● RAW DATA
== == ==
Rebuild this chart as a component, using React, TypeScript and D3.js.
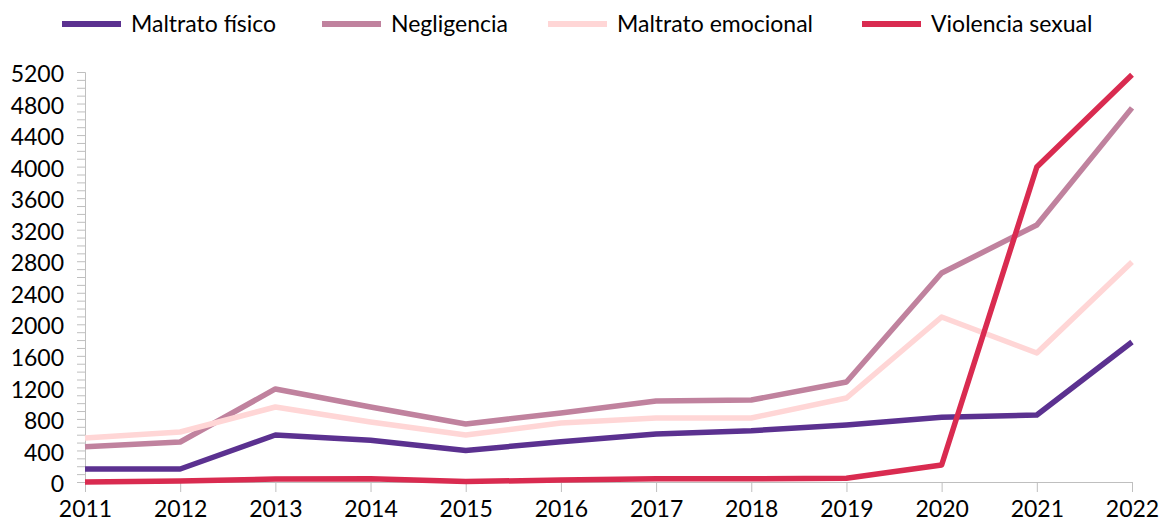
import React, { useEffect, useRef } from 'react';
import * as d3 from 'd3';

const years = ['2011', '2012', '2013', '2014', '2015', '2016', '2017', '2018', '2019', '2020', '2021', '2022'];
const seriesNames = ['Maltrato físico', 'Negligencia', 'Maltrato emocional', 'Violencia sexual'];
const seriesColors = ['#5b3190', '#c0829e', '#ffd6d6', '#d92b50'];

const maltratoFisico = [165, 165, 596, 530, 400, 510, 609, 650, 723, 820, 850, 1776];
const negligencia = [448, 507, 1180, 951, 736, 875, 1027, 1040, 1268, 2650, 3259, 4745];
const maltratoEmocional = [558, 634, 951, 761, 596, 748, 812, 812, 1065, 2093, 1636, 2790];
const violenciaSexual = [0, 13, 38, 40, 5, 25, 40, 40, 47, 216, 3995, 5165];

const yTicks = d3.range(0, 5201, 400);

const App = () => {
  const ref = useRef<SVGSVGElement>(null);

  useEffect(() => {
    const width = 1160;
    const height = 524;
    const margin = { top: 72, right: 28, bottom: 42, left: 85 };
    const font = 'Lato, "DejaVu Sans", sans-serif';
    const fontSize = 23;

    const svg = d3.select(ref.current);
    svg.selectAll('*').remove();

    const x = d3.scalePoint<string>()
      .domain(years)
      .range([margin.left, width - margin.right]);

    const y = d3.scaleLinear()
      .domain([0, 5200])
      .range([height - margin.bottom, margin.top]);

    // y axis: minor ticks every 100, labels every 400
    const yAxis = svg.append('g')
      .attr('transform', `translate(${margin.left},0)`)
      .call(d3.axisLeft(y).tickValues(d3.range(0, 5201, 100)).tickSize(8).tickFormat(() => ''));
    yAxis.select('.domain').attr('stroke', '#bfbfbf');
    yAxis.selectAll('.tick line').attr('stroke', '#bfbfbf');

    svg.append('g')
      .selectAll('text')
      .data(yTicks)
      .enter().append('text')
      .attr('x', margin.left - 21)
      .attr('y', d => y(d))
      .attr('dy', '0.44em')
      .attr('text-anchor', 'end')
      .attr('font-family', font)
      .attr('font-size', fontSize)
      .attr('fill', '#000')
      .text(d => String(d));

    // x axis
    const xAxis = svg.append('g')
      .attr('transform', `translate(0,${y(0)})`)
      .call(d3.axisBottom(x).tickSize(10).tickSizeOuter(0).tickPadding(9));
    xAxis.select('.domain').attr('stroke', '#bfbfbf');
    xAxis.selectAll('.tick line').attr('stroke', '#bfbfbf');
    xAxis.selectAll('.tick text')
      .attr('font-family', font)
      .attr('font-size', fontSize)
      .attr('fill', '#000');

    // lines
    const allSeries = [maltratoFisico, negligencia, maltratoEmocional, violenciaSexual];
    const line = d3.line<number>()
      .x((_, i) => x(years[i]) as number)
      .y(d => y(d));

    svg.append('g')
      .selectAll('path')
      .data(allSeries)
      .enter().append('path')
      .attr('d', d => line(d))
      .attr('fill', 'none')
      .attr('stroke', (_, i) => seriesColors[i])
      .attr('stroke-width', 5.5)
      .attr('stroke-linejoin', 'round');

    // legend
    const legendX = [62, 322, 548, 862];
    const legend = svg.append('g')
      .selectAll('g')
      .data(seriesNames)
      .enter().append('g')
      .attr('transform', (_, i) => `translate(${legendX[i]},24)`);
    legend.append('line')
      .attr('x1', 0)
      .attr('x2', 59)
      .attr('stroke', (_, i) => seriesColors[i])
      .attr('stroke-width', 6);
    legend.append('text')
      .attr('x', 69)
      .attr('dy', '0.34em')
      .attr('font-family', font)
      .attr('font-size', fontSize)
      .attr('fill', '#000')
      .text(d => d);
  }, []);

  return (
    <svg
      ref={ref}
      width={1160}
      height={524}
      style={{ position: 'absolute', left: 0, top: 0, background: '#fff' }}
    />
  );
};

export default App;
== == ==
● YOUR GOAL
Return only the lines running from the top of the data to the line that holds "const ref = useRef<SVGSVGElement>(null);". Include both of those lines, but skip the pictures.

● COMPLETE OUTPUT
Rebuild this chart as a component, using React, TypeScript and D3.js.
import React, { useEffect, useRef } from 'react';
import * as d3 from 'd3';

const years = ['2011', '2012', '2013', '2014', '2015', '2016', '2017', '2018', '2019', '2020', '2021', '2022'];
const seriesNames = ['Maltrato físico', 'Negligencia', 'Maltrato emocional', 'Violencia sexual'];
const seriesColors = ['#5b3190', '#c0829e', '#ffd6d6', '#d92b50'];

const maltratoFisico = [165, 165, 596, 530, 400, 510, 609, 650, 723, 820, 850, 1776];
const negligencia = [448, 507, 1180, 951, 736, 875, 1027, 1040, 1268, 2650, 3259, 4745];
const maltratoEmocional = [558, 634, 951, 761, 596, 748, 812, 812, 1065, 2093, 1636, 2790];
const violenciaSexual = [0, 13, 38, 40, 5, 25, 40, 40, 47, 216, 3995, 5165];

const yTicks = d3.range(0, 5201, 400);

const App = () => {
  const ref = useRef<SVGSVGElement>(null);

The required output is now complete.